Dieses Bild aus der Periode des Übergangs zu einer an der Renaissance orientierten Malerei ermöglicht, zumindest eine Hypothese darüber zu formulieren, was den Maler zu einem derart einschneidenden Stilwechsel hat motivieren können. Die herkömmliche Erklärung, dass er bei einem Spanien-Aufenthalt 1896/97 sich durch die Malerei Zurbaráns und Murillos habe beeindrucken lassen, lässt die Frage unbeantwortet, was ihn für «die plastische Erscheinung» empfänglich gemacht hat. Ganz davon abgesehen, dass die vor der Spanien-Reise vollendete «Afrikanerin» ihn bereits auf dem Weg zu einer anderen Malerei zeigt. Anders als bei seinem frühen «Porträt der Grossmutter», das das Ergebnis eines spontanen Wurfs sein dürfte, stellt sich Bernard in Ägypten das Porträt als bildkünstlerische Aufgabe, was bereits am repräsentativen Format der Bilder erkennbar wird.
Spanische Bettler, 1897
Vormoderne Verfahren?
Die Absicht, die seelische Befindlichkeit der dargestellten Frauen zu erfassen, hat ihn vermutlich bald zu der Einsicht kommen lassen, dass bei der Wiedergabe der Gesichtszüge das vereinfachende, die Flächigkeit des Bildes betonende Verfahren den Porträtmaler vor kaum zu lösende Probleme stellt. Macht es doch das Streben nach Vereinfachung dem Maler so gut wie unmöglich, Feinheiten des psychologischen Ausdrucks wiederzugeben. Mit der «Afrikanerin» zieht er daraus die Konsequenz und kehrt zunächst für die Gestalt zu einem vormodernen Verfahren zurück, das er später auch für den räumlichen Aufbau übernimmt.
Nach dem Bad
Picasso wird in seiner kubistischen Phase auf dasselbe Problem stossen. Mit «Olga im Lehnstuhl» von 1917 wendet auch er sich einer traditionellen, an Ingres erinnernden Malweise zu, freilich nicht dauerhaft. Übrigens wie Bernard in der «Afrikanerin» gestaltet auch Picasso den Lehnstuhl, auf dem Olga sitzt, flächig, dadurch das Bild als das eines modernen Malers kennzeichnend.
(Titel?)
Vielleicht ist das klassisch ausgewogene Bild die heimliche Sehnsucht des modernen Malers. Picasso jedenfalls hat es verstanden, sie sich zu erfüllen bei gleichzeitiger Verformung der menschlichen Gestalt. (Ich denke dabei vor allem an die Bilder der späten 1920er und 1930er Jahre, die 2005 in der Fondation Beyeler in Riehen zu sehen waren.) Bernard dagegen wendet sich 1908 den Venezianern zu und malt drei nackte Frauen «Nach dem Bad» – ein Ruhe ausstrahlendes Bild, das fast von Giorgione sein könnte.
Emile Bernard – Am Puls der Moderne.

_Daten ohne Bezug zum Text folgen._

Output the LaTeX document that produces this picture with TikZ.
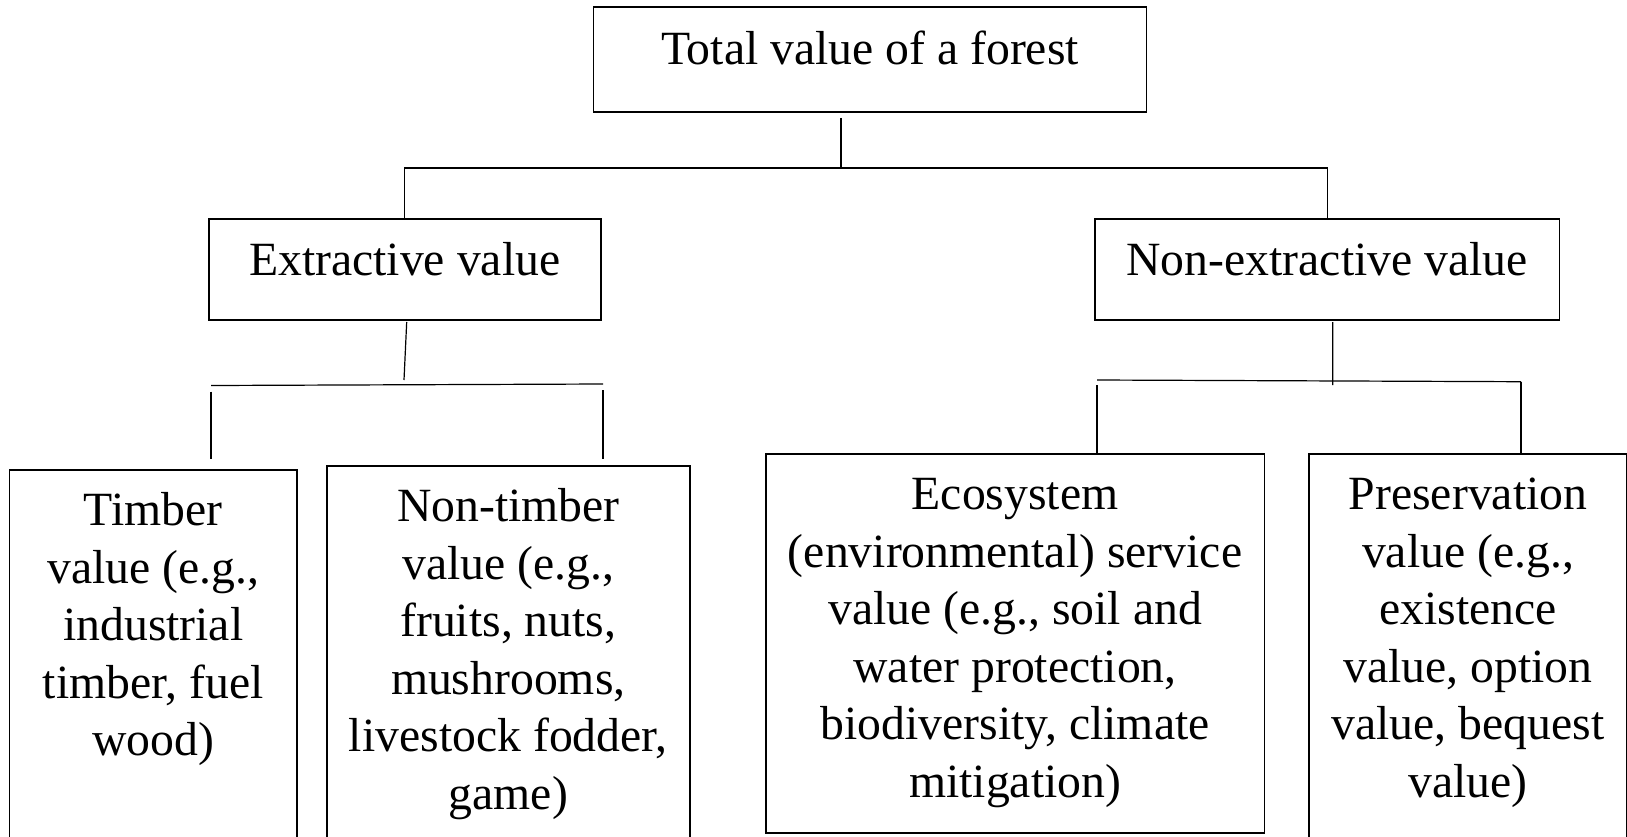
\documentclass[tikz,border=0pt]{standalone}
\usepackage{fontspec}
\setmainfont{Liberation Serif}
\usetikzlibrary{positioning,calc}

\newcommand\boxfont{\fontsize{47.7}{57.5}\selectfont}

\begin{document}
\begin{tikzpicture}[
    x=1pt, y=-1pt,
    box/.style={rectangle, draw, line width=1.8pt, inner sep=0pt},
    txt/.style={font=\boxfont, align=center, inner sep=0pt},
    link/.style={line width=1.2pt}
]
\useasboundingbox (0,0) rectangle (1627,836);
\clip (0,0) rectangle (1627,836);

% Top level
\node[box, minimum width=553pt, minimum height=104.7pt] (total) at (870,59.7) {};
\node[txt, below=24pt of total.north] (totaltxt) {Total value of a forest};

% Second level
\node[box, minimum width=392.2pt, minimum height=100.6pt] (extr) at (404.7,269.3) {};
\node[txt, below=24pt of extr.north] (extrtxt) {Extractive value};

\node[box, minimum width=464.8pt, minimum height=100.6pt] (nonextr) at (1327.1,269.3) {};
\node[txt, below=24pt of nonextr.north] (nonextrtxt) {Non-extractive value};

% Third level
\node[box, minimum width=287.5pt, minimum height=390pt] (timber) at (153.3,665) {};
\node[txt, below=23.4pt of timber.north] (timbertxt) {Timber\\value (e.g.,\\industrial\\timber, fuel\\wood)};

\node[box, minimum width=362.9pt, minimum height=394.3pt] (nontimber) at (508.3,662.9) {};
\node[txt, below=23.8pt of nontimber.north] (nontimbertxt) {Non-timber\\value (e.g.,\\fruits, nuts,\\mushrooms,\\livestock fodder,\\game)};

\node[box, minimum width=498.8pt, minimum height=379.3pt] (eco) at (1015.1,643.7) {};
\node[txt, below=25pt of eco.north] (ecotxt) {Ecosystem\\(environmental) service\\value (e.g., soil and\\water protection,\\biodiversity, climate\\mitigation)};

\node[box, minimum width=318pt, minimum height=406pt] (pres) at (1468,657) {};
\node[txt, below=25pt of pres.north] (prestxt) {Preservation\\value (e.g.,\\existence\\value, option\\value, bequest\\value)};

% Connectors, top
\coordinate (j1) at (841,168);
\draw[link] ([xshift=-29pt,yshift=-5pt]total.south) -- (j1);
\draw[link] (extr.north) |- (j1) -| (nonextr.north);

% Connectors, extractive branch
\coordinate (eL) at (211,385.5);
\coordinate (eR) at (603,384);
\draw[link] ([xshift=2pt,yshift=-1.5pt]extr.south) -- (404,380);
\draw[link] (eL) -- (eR);
\draw[link] ([yshift=-6pt]eL) -- ([yshift=10pt]eL |- timber.north);
\draw[link] ([yshift=-6pt]eR) -- ([yshift=6pt]eR |- nontimber.north);

% Connectors, non-extractive branch
\coordinate (nL) at (1097,380);
\coordinate (nR) at (1521,381.7);
\draw[link] ([xshift=5.6pt,yshift=-1.5pt]nonextr.south) -- (1332.7,385);
\draw[link] (nL) -- (nR);
\draw[link] ([yshift=-5pt]nL) -- (nL |- eco.north);
\draw[link] (nR) -- (nR |- pres.north);

\end{tikzpicture}
\end{document}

Kunsthalle Bremen. Bis 31. Mai 2015.
Ein Bordell, 1890
Nota. - Was heißt hier Spätwerk? Bernard hat bis 1941 gelebt. Was ist aus seiner Malerei geworden? Wenn er wirklich zu den alten Meistern zurückgekehrt ist, wäre auch das ein höchst bemerkendwerter Beitrag zur "Moderne" (langsam hasse ich das Wort und mag es nicht mehr ohne Gänsefüßchen gelten lassen).